** start Source excerpt **

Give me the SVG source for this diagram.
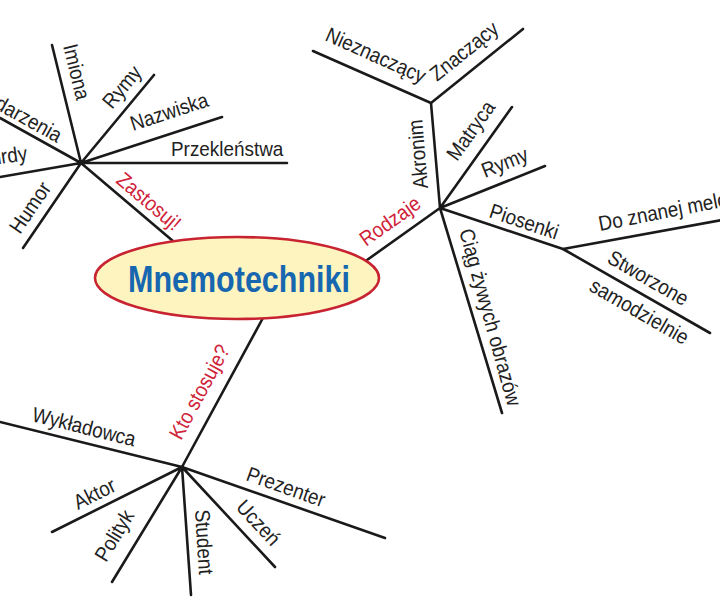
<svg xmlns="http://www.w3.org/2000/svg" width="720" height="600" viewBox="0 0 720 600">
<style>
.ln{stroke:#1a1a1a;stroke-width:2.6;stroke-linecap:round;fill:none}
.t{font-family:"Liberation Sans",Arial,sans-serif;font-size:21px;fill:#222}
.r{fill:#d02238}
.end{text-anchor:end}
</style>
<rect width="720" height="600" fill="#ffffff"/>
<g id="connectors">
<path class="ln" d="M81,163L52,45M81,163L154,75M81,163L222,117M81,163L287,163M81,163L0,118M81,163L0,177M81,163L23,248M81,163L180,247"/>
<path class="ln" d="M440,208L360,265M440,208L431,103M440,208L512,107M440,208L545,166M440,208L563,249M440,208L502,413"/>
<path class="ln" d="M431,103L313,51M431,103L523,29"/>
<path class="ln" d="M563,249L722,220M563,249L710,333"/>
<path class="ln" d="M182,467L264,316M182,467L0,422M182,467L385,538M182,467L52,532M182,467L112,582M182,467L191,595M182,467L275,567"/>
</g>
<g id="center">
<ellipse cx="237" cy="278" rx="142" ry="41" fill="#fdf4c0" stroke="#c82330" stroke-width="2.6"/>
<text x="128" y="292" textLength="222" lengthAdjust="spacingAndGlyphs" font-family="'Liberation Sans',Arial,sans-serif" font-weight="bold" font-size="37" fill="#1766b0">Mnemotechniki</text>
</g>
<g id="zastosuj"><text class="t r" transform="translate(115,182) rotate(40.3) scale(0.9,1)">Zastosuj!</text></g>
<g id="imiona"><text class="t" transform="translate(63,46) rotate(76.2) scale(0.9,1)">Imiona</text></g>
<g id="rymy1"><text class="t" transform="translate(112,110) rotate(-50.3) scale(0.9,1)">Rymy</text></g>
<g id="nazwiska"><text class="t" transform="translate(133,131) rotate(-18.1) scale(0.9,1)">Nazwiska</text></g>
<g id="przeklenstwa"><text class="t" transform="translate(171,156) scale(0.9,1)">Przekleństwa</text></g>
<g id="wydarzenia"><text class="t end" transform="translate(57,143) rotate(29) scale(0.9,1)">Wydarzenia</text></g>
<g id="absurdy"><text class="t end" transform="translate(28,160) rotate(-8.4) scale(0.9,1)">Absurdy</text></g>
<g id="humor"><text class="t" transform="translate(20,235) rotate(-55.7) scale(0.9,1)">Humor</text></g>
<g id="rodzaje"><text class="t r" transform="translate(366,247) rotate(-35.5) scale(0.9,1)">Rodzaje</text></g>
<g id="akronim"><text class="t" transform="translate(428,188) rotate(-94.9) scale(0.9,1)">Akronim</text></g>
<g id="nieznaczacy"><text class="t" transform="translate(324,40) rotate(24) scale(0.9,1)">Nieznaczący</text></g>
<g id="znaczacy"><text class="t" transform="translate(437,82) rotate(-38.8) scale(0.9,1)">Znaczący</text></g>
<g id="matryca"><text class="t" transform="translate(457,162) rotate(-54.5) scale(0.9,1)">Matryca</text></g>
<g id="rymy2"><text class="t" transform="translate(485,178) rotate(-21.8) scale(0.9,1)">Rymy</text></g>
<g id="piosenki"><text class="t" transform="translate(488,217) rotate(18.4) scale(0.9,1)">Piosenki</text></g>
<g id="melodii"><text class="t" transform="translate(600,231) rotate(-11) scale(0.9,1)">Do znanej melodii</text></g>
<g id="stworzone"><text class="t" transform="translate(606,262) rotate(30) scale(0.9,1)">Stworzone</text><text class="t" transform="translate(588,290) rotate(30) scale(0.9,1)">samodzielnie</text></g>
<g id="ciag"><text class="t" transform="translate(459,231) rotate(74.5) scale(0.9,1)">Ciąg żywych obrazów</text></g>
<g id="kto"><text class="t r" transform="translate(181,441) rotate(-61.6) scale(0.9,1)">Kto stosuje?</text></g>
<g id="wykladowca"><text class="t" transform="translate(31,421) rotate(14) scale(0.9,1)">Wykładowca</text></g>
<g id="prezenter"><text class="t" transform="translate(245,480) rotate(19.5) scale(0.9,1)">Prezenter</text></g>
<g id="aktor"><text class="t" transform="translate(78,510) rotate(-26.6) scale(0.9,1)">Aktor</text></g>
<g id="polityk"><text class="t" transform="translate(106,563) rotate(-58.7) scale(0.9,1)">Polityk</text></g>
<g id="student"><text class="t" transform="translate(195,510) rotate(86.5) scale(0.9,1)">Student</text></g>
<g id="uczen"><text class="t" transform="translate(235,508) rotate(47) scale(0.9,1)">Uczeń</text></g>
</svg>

** end Source excerpt **

§ **Exercise brief**: Copy each line above precisely, dropping the pictures.

§ **Full response**:
Give me the SVG source for this diagram.
<svg xmlns="http://www.w3.org/2000/svg" width="720" height="600" viewBox="0 0 720 600">
<style>
.ln{stroke:#1a1a1a;stroke-width:2.6;stroke-linecap:round;fill:none}
.t{font-family:"Liberation Sans",Arial,sans-serif;font-size:21px;fill:#222}
.r{fill:#d02238}
.end{text-anchor:end}
</style>
<rect width="720" height="600" fill="#ffffff"/>
<g id="connectors">
<path class="ln" d="M81,163L52,45M81,163L154,75M81,163L222,117M81,163L287,163M81,163L0,118M81,163L0,177M81,163L23,248M81,163L180,247"/>
<path class="ln" d="M440,208L360,265M440,208L431,103M440,208L512,107M440,208L545,166M440,208L563,249M440,208L502,413"/>
<path class="ln" d="M431,103L313,51M431,103L523,29"/>
<path class="ln" d="M563,249L722,220M563,249L710,333"/>
<path class="ln" d="M182,467L264,316M182,467L0,422M182,467L385,538M182,467L52,532M182,467L112,582M182,467L191,595M182,467L275,567"/>
</g>
<g id="center">
<ellipse cx="237" cy="278" rx="142" ry="41" fill="#fdf4c0" stroke="#c82330" stroke-width="2.6"/>
<text x="128" y="292" textLength="222" lengthAdjust="spacingAndGlyphs" font-family="'Liberation Sans',Arial,sans-serif" font-weight="bold" font-size="37" fill="#1766b0">Mnemotechniki</text>
</g>
<g id="zastosuj"><text class="t r" transform="translate(115,182) rotate(40.3) scale(0.9,1)">Zastosuj!</text></g>
<g id="imiona"><text class="t" transform="translate(63,46) rotate(76.2) scale(0.9,1)">Imiona</text></g>
<g id="rymy1"><text class="t" transform="translate(112,110) rotate(-50.3) scale(0.9,1)">Rymy</text></g>
<g id="nazwiska"><text class="t" transform="translate(133,131) rotate(-18.1) scale(0.9,1)">Nazwiska</text></g>
<g id="przeklenstwa"><text class="t" transform="translate(171,156) scale(0.9,1)">Przekleństwa</text></g>
<g id="wydarzenia"><text class="t end" transform="translate(57,143) rotate(29) scale(0.9,1)">Wydarzenia</text></g>
<g id="absurdy"><text class="t end" transform="translate(28,160) rotate(-8.4) scale(0.9,1)">Absurdy</text></g>
<g id="humor"><text class="t" transform="translate(20,235) rotate(-55.7) scale(0.9,1)">Humor</text></g>
<g id="rodzaje"><text class="t r" transform="translate(366,247) rotate(-35.5) scale(0.9,1)">Rodzaje</text></g>
<g id="akronim"><text class="t" transform="translate(428,188) rotate(-94.9) scale(0.9,1)">Akronim</text></g>
<g id="nieznaczacy"><text class="t" transform="translate(324,40) rotate(24) scale(0.9,1)">Nieznaczący</text></g>
<g id="znaczacy"><text class="t" transform="translate(437,82) rotate(-38.8) scale(0.9,1)">Znaczący</text></g>
<g id="matryca"><text class="t" transform="translate(457,162) rotate(-54.5) scale(0.9,1)">Matryca</text></g>
<g id="rymy2"><text class="t" transform="translate(485,178) rotate(-21.8) scale(0.9,1)">Rymy</text></g>
<g id="piosenki"><text class="t" transform="translate(488,217) rotate(18.4) scale(0.9,1)">Piosenki</text></g>
<g id="melodii"><text class="t" transform="translate(600,231) rotate(-11) scale(0.9,1)">Do znanej melodii</text></g>
<g id="stworzone"><text class="t" transform="translate(606,262) rotate(30) scale(0.9,1)">Stworzone</text><text class="t" transform="translate(588,290) rotate(30) scale(0.9,1)">samodzielnie</text></g>
<g id="ciag"><text class="t" transform="translate(459,231) rotate(74.5) scale(0.9,1)">Ciąg żywych obrazów</text></g>
<g id="kto"><text class="t r" transform="translate(181,441) rotate(-61.6) scale(0.9,1)">Kto stosuje?</text></g>
<g id="wykladowca"><text class="t" transform="translate(31,421) rotate(14) scale(0.9,1)">Wykładowca</text></g>
<g id="prezenter"><text class="t" transform="translate(245,480) rotate(19.5) scale(0.9,1)">Prezenter</text></g>
<g id="aktor"><text class="t" transform="translate(78,510) rotate(-26.6) scale(0.9,1)">Aktor</text></g>
<g id="polityk"><text class="t" transform="translate(106,563) rotate(-58.7) scale(0.9,1)">Polityk</text></g>
<g id="student"><text class="t" transform="translate(195,510) rotate(86.5) scale(0.9,1)">Student</text></g>
<g id="uczen"><text class="t" transform="translate(235,508) rotate(47) scale(0.9,1)">Uczeń</text></g>
</svg>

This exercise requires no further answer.